Penelitian ini dilakukan oleh tim dari Universitas Gadjah Mada yang berfokus pada peran urban farming dalam meningkatkan ketahanan pangan keluarga di wilayah perkotaan. Latar belakang dari studi ini adalah tingginya ketergantungan masyarakat kota terhadap pasokan pangan dari luar daerah serta meningkatnya harga bahan pokok yang berdampak langsung pada pengeluaran rumah tangga. Urban farming atau pertanian kota dipandang sebagai solusi alternatif yang tidak hanya memperkuat kemandirian pangan keluarga, tetapi juga meningkatkan kualitas lingkungan perkotaan.
Studi ini dilakukan selama enam bulan dengan melibatkan 120 keluarga di tiga kota besar: Yogyakarta, Jakarta, dan Surabaya. Masing-masing keluarga diberi pelatihan dasar tentang teknik hidroponik, vertikultur, dan komposting organik dengan memanfaatkan lahan terbatas seperti pekarangan, balkon, atau atap rumah. Data dikumpulkan melalui wawancara mendalam, kuesioner, serta observasi langsung terhadap hasil panen dan perubahan pengeluaran rumah tangga.
Hasil penelitian menunjukkan bahwa 72% keluarga mengalami penurunan pengeluaran bulanan untuk kebutuhan sayuran hingga 30% setelah tiga bulan menjalankan urban farming secara aktif. Tanaman yang paling banyak dibudidayakan meliputi kangkung, bayam, selada, dan cabai, karena mudah dirawat dan cepat dipanen. Selain manfaat ekonomi, penelitian ini juga menemukan dampak psikologis positif, seperti berkurangnya stres dan meningkatnya interaksi antaranggota keluarga selama proses bercocok tanam.
Selain itu, aktivitas ini turut memperkuat ketahanan sosial melalui terbentuknya komunitas urban farming di tingkat RT dan RW. Komunitas-komunitas ini menjadi ruang berbagi pengalaman, teknologi, dan hasil panen, yang pada akhirnya menciptakan ekosistem pangan mikro yang resilien. Dalam beberapa kasus, warga bahkan mulai menjual hasil panen mereka secara kecil-kecilan melalui media sosial atau bazar lokal.

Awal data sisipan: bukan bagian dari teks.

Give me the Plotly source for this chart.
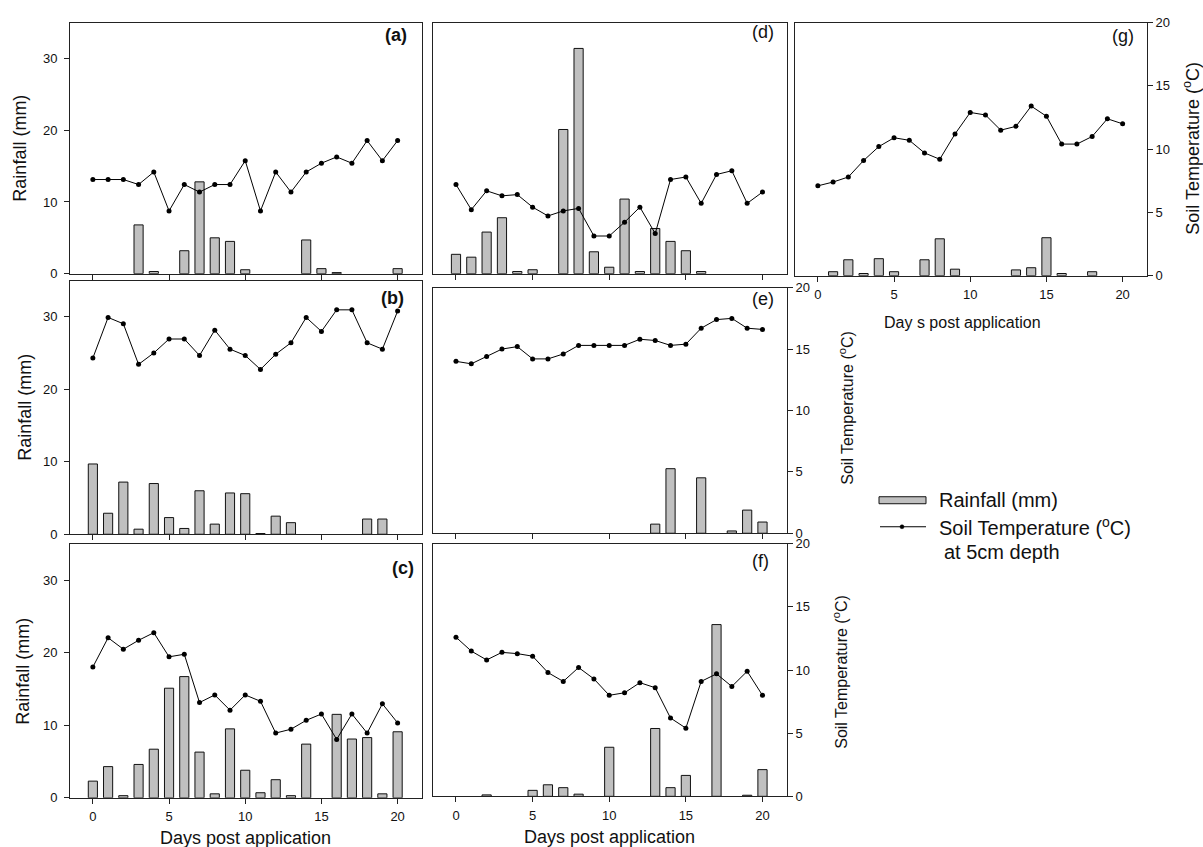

Namun, penelitian juga mencatat beberapa tantangan utama, seperti keterbatasan air bersih untuk irigasi, paparan polusi udara di beberapa lokasi, dan kurangnya pengetahuan teknis warga mengenai hama serta nutrisi tanaman. Untuk mengatasi hal ini, peneliti menyarankan perlunya dukungan pemerintah kota dalam bentuk penyediaan sarana pendukung, pelatihan berkelanjutan, dan subsidi alat urban farming ramah lingkungan.
Studi ini merekomendasikan agar urban farming dimasukkan dalam rencana tata kota sebagai bagian dari strategi adaptasi perubahan iklim dan penguatan ketahanan pangan lokal. Pemerintah daerah juga disarankan untuk mengintegrasikan program ini dengan kebijakan pengelolaan limbah organik rumah tangga agar tercipta sistem pertanian sirkular di lingkungan perkotaan.
Dengan meningkatnya tekanan terhadap sistem pangan global dan risiko gangguan distribusi akibat perubahan iklim atau krisis geopolitik, urban farming menjadi salah satu solusi strategis untuk meningkatkan kemandirian dan keberlanjutan pangan di level rumah tangga. Penelitian ini membuka ruang bagi eksplorasi lebih lanjut mengenai integrasi teknologi pertanian cerdas, seperti IoT dan sensor kelembapan, dalam skala rumah tangga untuk efisiensi dan efektivitas yang lebih tinggi.